SUPREME COURT OF NEW YORK, TRIAL TERM, KINGS COUNTY


March 30, 1987

MICHAEL LAPAGLIA, PLAINTIFF,
v.
DOROTHY LAPAGLIA, DEFENDANT

Martin Schneier, J.

Author: Schneier

 OPINION OF THE COURT

In an action for divorce, is an illegal numbers and loan-sharking business operated by the parties marital property requiring equitable distribution? This issue is apparently one of first impression in this State.

In open court, pursuant to an oral agreement, the parties each took an inquest against the other in their respective divorce actions, defendant was awarded custody of the infant issue and plaintiff was granted visitation.

In addition, pursuant to the said oral agreement, all ancillary and economic issues were referred to the trial court.
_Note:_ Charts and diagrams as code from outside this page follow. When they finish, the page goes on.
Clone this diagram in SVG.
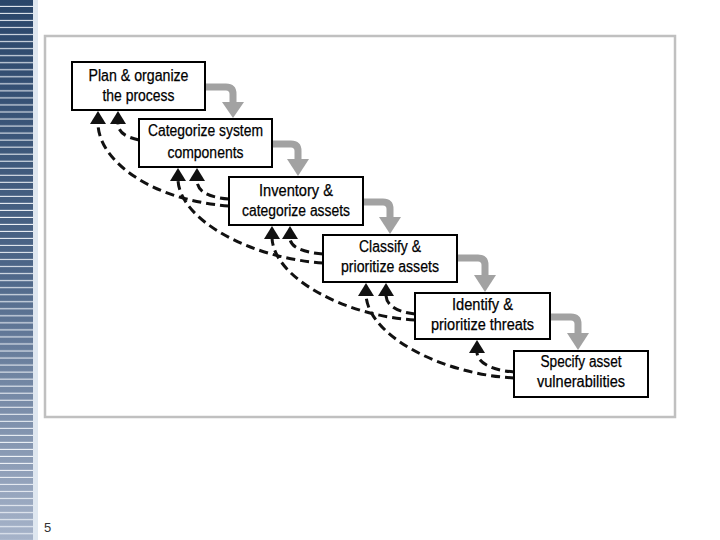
<svg xmlns="http://www.w3.org/2000/svg" width="720" height="540" viewBox="0 0 720 540">
<defs>
<linearGradient id="sg" x1="0" y1="0" x2="0" y2="1">
<stop offset="0" stop-color="#2a466a"/>
<stop offset="0.5" stop-color="#4d6688"/>
<stop offset="1" stop-color="#a6b3c9"/>
</linearGradient>
<pattern id="lines" patternUnits="userSpaceOnUse" width="33" height="7.03">
<rect x="0" y="6" width="33" height="1.1" fill="#eef2f7"/>
</pattern>
<style>
.box{fill:#fff;stroke:#000;stroke-width:2}
.t{font-family:"Liberation Sans",Arial,sans-serif;font-size:16px;fill:#000;text-anchor:middle;stroke:#000;stroke-width:0.25}
.flow{fill:none;stroke:#a2a2a2;stroke-width:7}
.gh{fill:#a2a2a2}
.ret{fill:none;stroke:#111;stroke-width:3;stroke-dasharray:9 5}
.bh{fill:#111}
</style>
</defs>
<rect x="0" y="0" width="33" height="540" fill="url(#sg)"/>
<rect x="0" y="0" width="33" height="540" fill="url(#lines)"/>
<rect x="33" y="0" width="5" height="540" fill="#dfe7f0"/>
<rect x="45" y="36" width="630" height="381" fill="#fff" stroke="#c0c0c0" stroke-width="2.5"/>
<text x="44" y="532" style="font-family:'Liberation Sans',Arial,sans-serif;font-size:13px;fill:#333">5</text>

<g id="connectors">
<path class="flow" d="M205,87 H226 Q233,87 233,94 V104"/>
<polygon class="gh" points="222,102 244,102 233,118"/>
<path class="flow" d="M272,144 H291 Q298,144 298,151 V161"/>
<polygon class="gh" points="287,159 309,159 298,176"/>
<path class="flow" d="M363,202 H383 Q390,202 390,209 V219"/>
<polygon class="gh" points="379,217 401,217 390,234"/>
<path class="flow" d="M457,258 H478 Q485,258 485,265 V276"/>
<polygon class="gh" points="474,275 496,275 485,292"/>
<path class="flow" d="M550,317 H571 Q578,317 578,324 V334"/>
<polygon class="gh" points="567,333 589,333 578,350"/>

<path class="ret" d="M139,140 C125,137 118,132 118,123"/>
<path class="ret" d="M229,199 C205,197 197,190 197,180"/>
<path class="ret" d="M323,254 C300,252 290,246 290,238"/>
<path class="ret" d="M415,314 C395,312 386,304 386,295"/>
<path class="ret" d="M514,372 C490,370 477,362 477,352"/>

<path class="ret" d="M229,206 C150,200 98,160 98,123"/>
<path class="ret" d="M323,263 C250,258 180,220 178,180"/>
<path class="ret" d="M415,320 C345,316 274,278 272,238"/>
<path class="ret" d="M514,378 C440,374 368,335 366,295"/>

<polygon class="bh" points="98,111 90,124 106,124"/>
<polygon class="bh" points="118,111 110,124 126,124"/>
<polygon class="bh" points="178,168 170,181 186,181"/>
<polygon class="bh" points="197,168 189,181 205,181"/>
<polygon class="bh" points="272,226 264,239 280,239"/>
<polygon class="bh" points="290,226 282,239 298,239"/>
<polygon class="bh" points="366,283 358,296 374,296"/>
<polygon class="bh" points="386,283 378,296 394,296"/>
<polygon class="bh" points="477,340 469,353 485,353"/>
</g>

<g id="node1">
<rect class="box" x="72" y="62" width="133" height="48"/>
<text class="t" x="138.5" y="81" textLength="100" lengthAdjust="spacingAndGlyphs">Plan &amp; organize</text>
<text class="t" x="138.5" y="101" textLength="72" lengthAdjust="spacingAndGlyphs">the process</text>
</g>
<g id="node2">
<rect class="box" x="139" y="119" width="133" height="48"/>
<text class="t" x="205.5" y="136" textLength="115" lengthAdjust="spacingAndGlyphs">Categorize system</text>
<text class="t" x="205.5" y="158" textLength="76" lengthAdjust="spacingAndGlyphs">components</text>
</g>
<g id="node3">
<rect class="box" x="229" y="177" width="134" height="48"/>
<text class="t" x="296" y="196" textLength="74" lengthAdjust="spacingAndGlyphs">Inventory &amp;</text>
<text class="t" x="296" y="216" textLength="108" lengthAdjust="spacingAndGlyphs">categorize assets</text>
</g>
<g id="node4">
<rect class="box" x="323" y="235" width="134" height="47"/>
<text class="t" x="390" y="252" textLength="62" lengthAdjust="spacingAndGlyphs">Classify &amp;</text>
<text class="t" x="390" y="272" textLength="98" lengthAdjust="spacingAndGlyphs">prioritize assets</text>
</g>
<g id="node5">
<rect class="box" x="415" y="293" width="135" height="46"/>
<text class="t" x="482.5" y="310" textLength="61" lengthAdjust="spacingAndGlyphs">Identify &amp;</text>
<text class="t" x="482.5" y="330" textLength="103" lengthAdjust="spacingAndGlyphs">prioritize threats</text>
</g>
<g id="node6">
<rect class="box" x="514" y="351" width="134" height="46"/>
<text class="t" x="581" y="367" textLength="81" lengthAdjust="spacingAndGlyphs">Specify asset</text>
<text class="t" x="581" y="387" textLength="88" lengthAdjust="spacingAndGlyphs">vulnerabilities</text>
</g>
</svg>
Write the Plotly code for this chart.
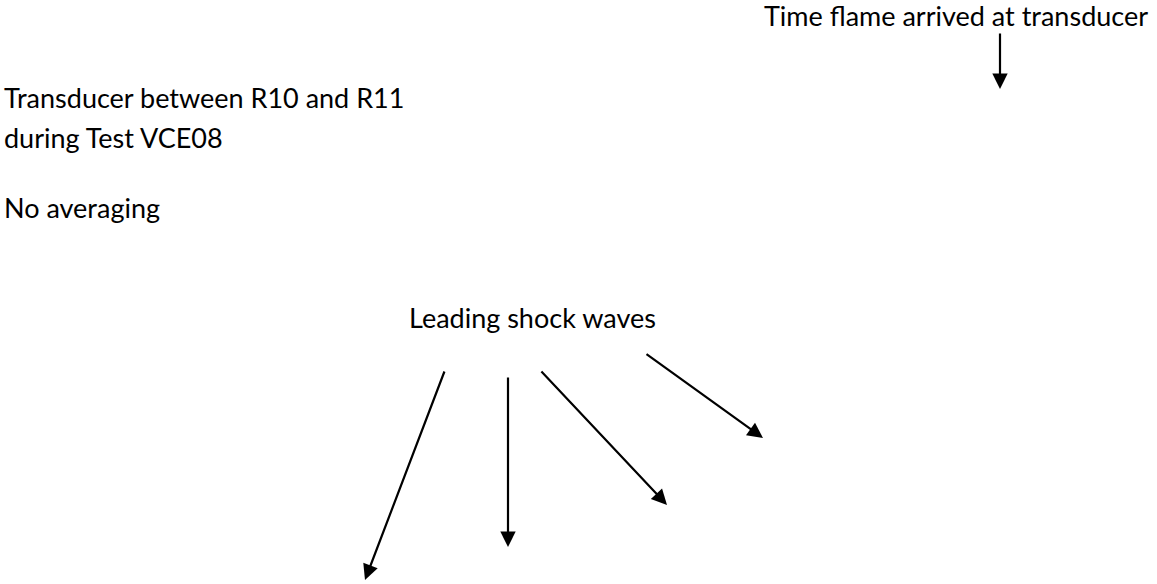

By a fair preponderance of all the credible evidence, the court makes the following findings of fact and conclusions of law:

FINDINGS OF FACT

The parties were married on March 11, 1972, in New York State. There is one issue of the marriage, namely, Michael Richard LaPaglia, born on July 20, 1973. The infant issue resides with defendant at the marital residence located in Hewlett, New York.

In 1974 the parties bought three small buildings, which were income-producing properties. Then in early 1976, the parties sold the properties and used the proceeds to buy a luncheonette and the building in which it was located. Both parties worked at the luncheonette, "Dotti's Hero", on a full-time basis, with plaintiff working principally as a counterman and defendant maintaining the books and records.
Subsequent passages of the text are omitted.